Once the pictures are set aside, transcribe the remaining data exactly.

>> Start

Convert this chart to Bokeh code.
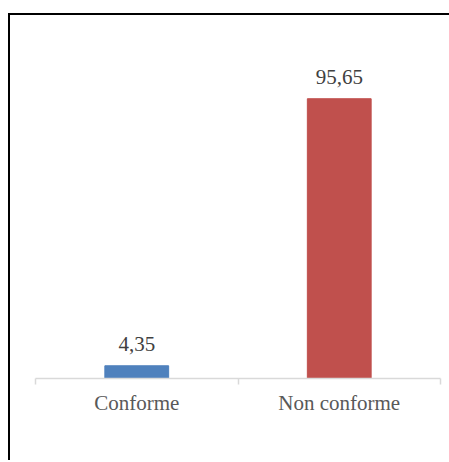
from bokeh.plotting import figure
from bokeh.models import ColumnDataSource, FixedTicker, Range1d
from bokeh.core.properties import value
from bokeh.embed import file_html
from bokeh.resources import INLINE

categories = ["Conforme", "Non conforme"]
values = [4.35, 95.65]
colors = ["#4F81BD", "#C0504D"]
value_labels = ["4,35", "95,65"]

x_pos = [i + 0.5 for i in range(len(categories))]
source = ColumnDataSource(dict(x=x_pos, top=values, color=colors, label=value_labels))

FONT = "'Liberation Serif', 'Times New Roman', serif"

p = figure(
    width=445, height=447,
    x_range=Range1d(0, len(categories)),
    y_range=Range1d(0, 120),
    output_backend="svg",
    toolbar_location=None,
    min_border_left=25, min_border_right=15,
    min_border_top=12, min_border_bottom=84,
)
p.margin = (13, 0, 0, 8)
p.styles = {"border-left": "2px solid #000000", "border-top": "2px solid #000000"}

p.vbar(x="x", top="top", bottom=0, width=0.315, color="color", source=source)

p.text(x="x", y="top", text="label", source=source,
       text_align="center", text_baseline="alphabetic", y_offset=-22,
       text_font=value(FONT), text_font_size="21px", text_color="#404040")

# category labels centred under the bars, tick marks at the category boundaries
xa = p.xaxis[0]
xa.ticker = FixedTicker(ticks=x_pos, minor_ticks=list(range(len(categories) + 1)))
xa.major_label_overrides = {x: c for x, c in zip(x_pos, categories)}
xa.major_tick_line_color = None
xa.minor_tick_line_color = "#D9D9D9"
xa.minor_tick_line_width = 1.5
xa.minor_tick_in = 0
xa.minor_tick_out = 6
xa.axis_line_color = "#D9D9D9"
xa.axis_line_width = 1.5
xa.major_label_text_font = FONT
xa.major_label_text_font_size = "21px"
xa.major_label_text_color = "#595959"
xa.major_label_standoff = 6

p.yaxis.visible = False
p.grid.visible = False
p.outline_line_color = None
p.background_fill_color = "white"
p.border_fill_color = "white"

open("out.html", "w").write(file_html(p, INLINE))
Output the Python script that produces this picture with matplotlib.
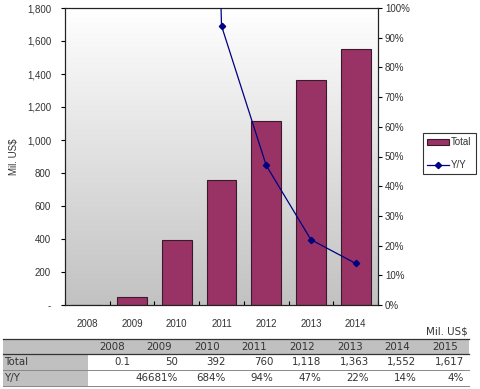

>> End

» **Correct output**
Convert this chart to Bokeh code.
from bokeh.plotting import figure
from bokeh.models import ColumnDataSource, FixedTicker, Range1d
from bokeh.core.properties import value
from bokeh.embed import file_html
from bokeh.resources import INLINE

categories = ["Conforme", "Non conforme"]
values = [4.35, 95.65]
colors = ["#4F81BD", "#C0504D"]
value_labels = ["4,35", "95,65"]

x_pos = [i + 0.5 for i in range(len(categories))]
source = ColumnDataSource(dict(x=x_pos, top=values, color=colors, label=value_labels))

FONT = "'Liberation Serif', 'Times New Roman', serif"

p = figure(
    width=445, height=447,
    x_range=Range1d(0, len(categories)),
    y_range=Range1d(0, 120),
    output_backend="svg",
    toolbar_location=None,
    min_border_left=25, min_border_right=15,
    min_border_top=12, min_border_bottom=84,
)
p.margin = (13, 0, 0, 8)
p.styles = {"border-left": "2px solid #000000", "border-top": "2px solid #000000"}

p.vbar(x="x", top="top", bottom=0, width=0.315, color="color", source=source)

p.text(x="x", y="top", text="label", source=source,
       text_align="center", text_baseline="alphabetic", y_offset=-22,
       text_font=value(FONT), text_font_size="21px", text_color="#404040")

# category labels centred under the bars, tick marks at the category boundaries
xa = p.xaxis[0]
xa.ticker = FixedTicker(ticks=x_pos, minor_ticks=list(range(len(categories) + 1)))
xa.major_label_overrides = {x: c for x, c in zip(x_pos, categories)}
xa.major_tick_line_color = None
xa.minor_tick_line_color = "#D9D9D9"
xa.minor_tick_line_width = 1.5
xa.minor_tick_in = 0
xa.minor_tick_out = 6
xa.axis_line_color = "#D9D9D9"
xa.axis_line_width = 1.5
xa.major_label_text_font = FONT
xa.major_label_text_font_size = "21px"
xa.major_label_text_color = "#595959"
xa.major_label_standoff = 6

p.yaxis.visible = False
p.grid.visible = False
p.outline_line_color = None
p.background_fill_color = "white"
p.border_fill_color = "white"

open("out.html", "w").write(file_html(p, INLINE))
Output the Python script that produces this picture with matplotlib.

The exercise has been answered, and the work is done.